When it comes to venturing to a vibrant Spanish-speaking place, it’s fair to assume Colombia doesn’t come to mind (the truth is that despite what you may have heard in the past, most parts of the country are safe, as long as you exercise common sense). You see, the things to do in Colombia are numerous: It’s rich in history, it has delicious food, and it’s home to friendly people. Add in its blue skies and breathtaking beaches, and you’ll never want to leave.
In fact, there is so much to do in this part of the Caribbean that it can get a bit overwhelming when it comes to planning an excursion. That’s why we decided to put together a no-fail itinerary for your 72-hour stay.
Ditch your guidebook: These are all the things you need to do on a three-day trip to Colombia (you won’t regret it).
No matter where you are, you likely start your day with a cup of coffee. Thankfully, you’re in Colombia, which boasts some of the richest beans in the world.

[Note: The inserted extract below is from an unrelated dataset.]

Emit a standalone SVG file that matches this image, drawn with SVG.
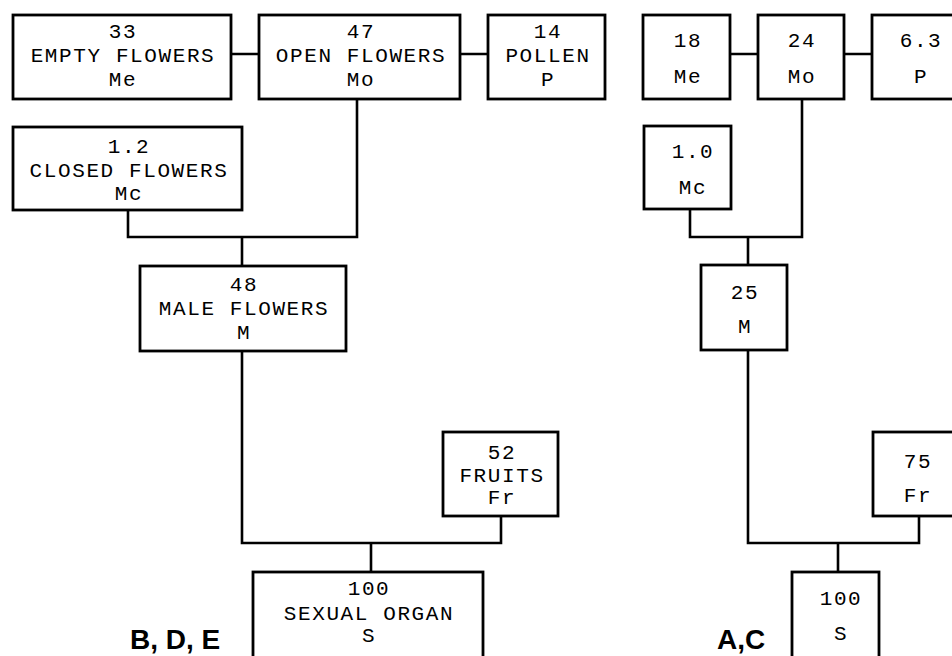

Venture over to the old walled city’s center to Abaco Libros y Café in Cartagena for your morning brew—it’s like exploring a modern-day Beauty and the Beast library with a coffee shop inside. You can browse and purchase rare volumes (it’s stocked from floor to ceiling), plus the Americano over ice is beyond refreshing.
It’s not a true trip to Cartagena without exploring the walled city on foot (preferably not in a tour group, as you’ll be able to go off the beaten path). The “Old Town” is made up of two areas—El Centro and San Diego, and you’re sure to see brightly painted churches, monasteries, mansions, and more. The town itself is surrounded by Las Murallas, which are walls that served as barriers to block invasions from enemies post 16th century, and most of the architecture is still intact today.
Take a short walk over to La Cevicheria for a late lunch. It serves some of the tastiest ceviche in the city. We like that it has outdoor seating right in the town square that offers you the opportunity to catch up on your people-watching while having a bite. (Try the squid ink rice, too).
Head to La Vitrola, the place to see and be seen in Old Town for dinner (make a reservation for no earlier than 8 p.m.). You can eat as much as you’d like because you’ll burn it off dancing at Cafe Havana while listening to live music. One of the best parts is that it’s not just a tourist trap; tons of locals come to salsa around 10 p.m. onward. When you’ve decided to catch some z’s, return to Hotel Casa San Agustin with its stunning accommodations right in the middle of the walled city.
Now it’s all about some R&R. Take the bus to Mercado Bazurto, and begin haggling for a speedboat trip to Playa Blanca in Isla Barú—the white sand beach of your dreams. Once you’ve got your spot saved, it will only be about a 45-minute journey.
Lay out, and enjoy the great sunshine, preferably while sipping a Coco Loco cocktail out of a fresh coconut shell. Food vendors offer everything from oysters to lobster, so come hungry (helpful hint: Set the price of what you’re buying first).
Head back to the dock before 3 p.m.—otherwise, you may be stuck in Playa Blanca until morning. Side note: It can get wavier on the way back, so protect your tech gear, and don’t wear anything you don’t want to get soaked.
You’ll be tired from a long day of adventuring, but when in Cartagena… cozy up on the outdoor patio at Cafe del Mar at the edge of the city overlooking the Caribbean sea. These spectacular sunset views are not to be missed—settle in with a bottle of wine, and relax.
Although you’ve had fun in Cartagena, it’s time to head to the shores of the Bay of Santa Marta (it’s one of the oldest cities in South America). Venture to the Cartagena Bus Terminal, and look for the Brasilia or Berlinas bus companies. The one-way ticket cost should run you around $15. The trip itself will take you around four hours, so bring a book, some music, or chat with a friend (old or new).
Check into Casa de Leda (or at least drop your bags off). This Instagram-worthy boutique hotel is a mere two blocks from the main town square and also has a pool, a jacuzzi, a spa, and a restaurant on-site. For lunch, walk to Lulo for a margarita and local arepas (the Lula Sombrerona is the best).
To immerse yourself in local history, tour Museo del Oro, which houses ancient artifacts like pottery and gold from its indigenous people.
If you’re not looking out for it, it’s quite possible you could miss Tierra Negra, one of the absolute best places to get dinner in Santa Marta. It’s nestled on top of a staircase in the main square and has both indoor and alfresco tables (the latter is housed in a vertical garden). If you’re looking for top-notch seafood on your trip, this is it.